— start of Provided data —

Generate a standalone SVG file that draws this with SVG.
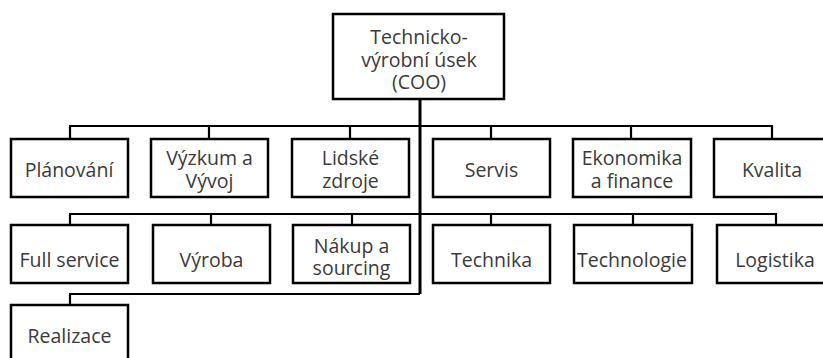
<svg xmlns="http://www.w3.org/2000/svg" width="823" height="358" viewBox="0 0 823 358">
  <style>
    .box { fill: #ffffff; stroke: #000000; stroke-width: 2.5; }
    .lbl { font-family: "Open Sans", "Noto Sans", "Liberation Sans", sans-serif; font-size: 19.5px; fill: #3a3a3a; text-anchor: middle; }
    .wire { fill: none; stroke: #000000; stroke-width: 2.2; }
    .trunk { fill: none; stroke: #000000; stroke-width: 3; }
  </style>
  <rect width="823" height="358" fill="#ffffff"/>

  <g id="connectors">
    <!-- main trunk -->
    <path class="trunk" d="M420 99 V294"/>
    <!-- first row bus -->
    <path class="wire" d="M70 139 V126 H772 V139"/>
    <path class="wire" d="M209 139 V126 M350 139 V126 M491 139 V126 M631 139 V126"/>
    <!-- second row bus -->
    <path class="wire" d="M70 225 V214 H776 V225"/>
    <path class="wire" d="M211 225 V214 M352 225 V214 M491 225 V214 M633 225 V214"/>
    <!-- third row -->
    <path class="wire" d="M70 305 V294 H420"/>
  </g>

  <g id="coo">
    <rect class="box" x="333" y="14" width="171" height="85"/>
    <text class="lbl" x="419" y="44">Technicko-</text>
    <text class="lbl" x="419" y="66.5">výrobní úsek</text>
    <text class="lbl" x="419" y="89">(COO)</text>
  </g>

  <g id="planovani">
    <rect class="box" x="11" y="139" width="117" height="58"/>
    <text class="lbl" x="69" y="177">Plánování</text>
  </g>
  <g id="vyzkum">
    <rect class="box" x="151" y="139" width="117" height="58"/>
    <text class="lbl" x="209.5" y="165">Výzkum a</text>
    <text class="lbl" x="209.5" y="188">Vývoj</text>
  </g>
  <g id="lidske-zdroje">
    <rect class="box" x="292" y="139" width="117" height="58"/>
    <text class="lbl" x="350.5" y="165">Lidské</text>
    <text class="lbl" x="350.5" y="188">zdroje</text>
  </g>
  <g id="servis">
    <rect class="box" x="433" y="139" width="117" height="58"/>
    <text class="lbl" x="491.5" y="177">Servis</text>
  </g>
  <g id="ekonomika">
    <rect class="box" x="573" y="139" width="118" height="58"/>
    <text class="lbl" x="632" y="165">Ekonomika</text>
    <text class="lbl" x="632" y="188">a finance</text>
  </g>
  <g id="kvalita">
    <rect class="box" x="714" y="139" width="117" height="58"/>
    <text class="lbl" x="772" y="177">Kvalita</text>
  </g>

  <g id="full-service">
    <rect class="box" x="11" y="225" width="117" height="58"/>
    <text class="lbl" x="69.5" y="267">Full service</text>
  </g>
  <g id="vyroba">
    <rect class="box" x="153" y="225" width="117" height="58"/>
    <text class="lbl" x="211.5" y="267">Výroba</text>
  </g>
  <g id="nakup">
    <rect class="box" x="293" y="225" width="117" height="58"/>
    <text class="lbl" x="351.5" y="252.5">Nákup a</text>
    <text class="lbl" x="351.5" y="274.5">sourcing</text>
  </g>
  <g id="technika">
    <rect class="box" x="433" y="225" width="117" height="58"/>
    <text class="lbl" x="491.5" y="267">Technika</text>
  </g>
  <g id="technologie">
    <rect class="box" x="574" y="225" width="118" height="58"/>
    <text class="lbl" x="632" y="267">Technologie</text>
  </g>
  <g id="logistika">
    <rect class="box" x="717" y="225" width="117" height="58"/>
    <text class="lbl" x="775" y="267">Logistika</text>
  </g>

  <g id="realizace">
    <rect class="box" x="11" y="305" width="117" height="60"/>
    <text class="lbl" x="69.5" y="343">Realizace</text>
  </g>
</svg>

— end of Provided data —

* **Work required**: Do not include the images; transcribe the rest of the listing exactly.

* **Written response**:
Generate a standalone SVG file that draws this with SVG.
<svg xmlns="http://www.w3.org/2000/svg" width="823" height="358" viewBox="0 0 823 358">
  <style>
    .box { fill: #ffffff; stroke: #000000; stroke-width: 2.5; }
    .lbl { font-family: "Open Sans", "Noto Sans", "Liberation Sans", sans-serif; font-size: 19.5px; fill: #3a3a3a; text-anchor: middle; }
    .wire { fill: none; stroke: #000000; stroke-width: 2.2; }
    .trunk { fill: none; stroke: #000000; stroke-width: 3; }
  </style>
  <rect width="823" height="358" fill="#ffffff"/>

  <g id="connectors">
    <!-- main trunk -->
    <path class="trunk" d="M420 99 V294"/>
    <!-- first row bus -->
    <path class="wire" d="M70 139 V126 H772 V139"/>
    <path class="wire" d="M209 139 V126 M350 139 V126 M491 139 V126 M631 139 V126"/>
    <!-- second row bus -->
    <path class="wire" d="M70 225 V214 H776 V225"/>
    <path class="wire" d="M211 225 V214 M352 225 V214 M491 225 V214 M633 225 V214"/>
    <!-- third row -->
    <path class="wire" d="M70 305 V294 H420"/>
  </g>

  <g id="coo">
    <rect class="box" x="333" y="14" width="171" height="85"/>
    <text class="lbl" x="419" y="44">Technicko-</text>
    <text class="lbl" x="419" y="66.5">výrobní úsek</text>
    <text class="lbl" x="419" y="89">(COO)</text>
  </g>

  <g id="planovani">
    <rect class="box" x="11" y="139" width="117" height="58"/>
    <text class="lbl" x="69" y="177">Plánování</text>
  </g>
  <g id="vyzkum">
    <rect class="box" x="151" y="139" width="117" height="58"/>
    <text class="lbl" x="209.5" y="165">Výzkum a</text>
    <text class="lbl" x="209.5" y="188">Vývoj</text>
  </g>
  <g id="lidske-zdroje">
    <rect class="box" x="292" y="139" width="117" height="58"/>
    <text class="lbl" x="350.5" y="165">Lidské</text>
    <text class="lbl" x="350.5" y="188">zdroje</text>
  </g>
  <g id="servis">
    <rect class="box" x="433" y="139" width="117" height="58"/>
    <text class="lbl" x="491.5" y="177">Servis</text>
  </g>
  <g id="ekonomika">
    <rect class="box" x="573" y="139" width="118" height="58"/>
    <text class="lbl" x="632" y="165">Ekonomika</text>
    <text class="lbl" x="632" y="188">a finance</text>
  </g>
  <g id="kvalita">
    <rect class="box" x="714" y="139" width="117" height="58"/>
    <text class="lbl" x="772" y="177">Kvalita</text>
  </g>

  <g id="full-service">
    <rect class="box" x="11" y="225" width="117" height="58"/>
    <text class="lbl" x="69.5" y="267">Full service</text>
  </g>
  <g id="vyroba">
    <rect class="box" x="153" y="225" width="117" height="58"/>
    <text class="lbl" x="211.5" y="267">Výroba</text>
  </g>
  <g id="nakup">
    <rect class="box" x="293" y="225" width="117" height="58"/>
    <text class="lbl" x="351.5" y="252.5">Nákup a</text>
    <text class="lbl" x="351.5" y="274.5">sourcing</text>
  </g>
  <g id="technika">
    <rect class="box" x="433" y="225" width="117" height="58"/>
    <text class="lbl" x="491.5" y="267">Technika</text>
  </g>
  <g id="technologie">
    <rect class="box" x="574" y="225" width="118" height="58"/>
    <text class="lbl" x="632" y="267">Technologie</text>
  </g>
  <g id="logistika">
    <rect class="box" x="717" y="225" width="117" height="58"/>
    <text class="lbl" x="775" y="267">Logistika</text>
  </g>

  <g id="realizace">
    <rect class="box" x="11" y="305" width="117" height="60"/>
    <text class="lbl" x="69.5" y="343">Realizace</text>
  </g>
</svg>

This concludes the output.